Carriers participating only in part in the program would have to notify subscribers. “Wireless emergency alerts may not be available in the entire service area or on all devices,” Daly said. Subscribers would be advised to contact a sales representative or to check the carrier’s website.

Daly said his working group will recommend that all warning messages contain the nature of the emergency, what the subscriber should do, the affected area, when the message expires and the sending agency.
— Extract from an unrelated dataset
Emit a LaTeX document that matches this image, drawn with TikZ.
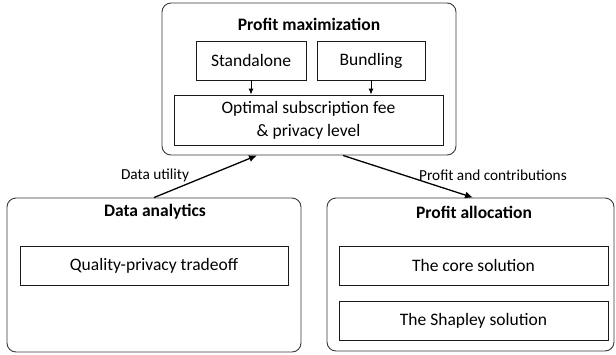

The group still is deciding what audio signal should accompany the message, including the frequency range, signal duration and interlude between warnings. “We have access to some audio and tactile experts and we're trying to use their expertise,” he said. “Hopefully within the next 30 days or so we will have some recommendations.”

Work remains on filtering logic, or how the gateway determines which messages must be broadcast, and other issues, said Anthony Melone of Verizon Wireless, leader of the Alerting Gateway Group. “Messages will come in in sequences and updates and cancellations will come in,” he said. “We can’t assume that all of those messages will be logical.” For example, he said, the original message may come in with a low warning level that does not pass the filter. It makes no sense to respond by transmitting a cancellation that comes into the gateway at a higher severity level, he said.

As many as 25,000 alerts will be broadcast at various levels each year, Melone said. The alert gateway being created should have no trouble handling this volume, he said. “What does the alert gateway need to handle on a per second basis?” he said. “We came up with 300 messages per second would be more than adequate in the expected initial volume… Quite frankly, the capacity limitations on this architecture will be based on what the service providers can handle as opposed to what the alert gateway can handle.”

Recent Alerting Interface Group meetings have focused on rules to guarantee that messages broadcast are accurate, said group leader David Webb of the Federal Emergency Management Agency. These requirements include reliable attribution of all messages to an individual sender, acceptances by individuals holding a specified credential or from a certified system and countersigning by a second credentialed sender. All messages will be logged and entered into the system so they can be audited.

The group has decided that messages should be forwarded on a “first in, first out” basis, though presidential warnings will get top priority, Webb said. The gateway, not the service provider, determines the order in which messages are to be delivered.

Another issue being worked out is minimizing battery drain in wireless devices built with new emergency alert capacity. “Battery life is still an open issue,” said Jeff Goldthorp of the FCC. “We were hoping to have that resolved at this meeting but there are some questions lingering.”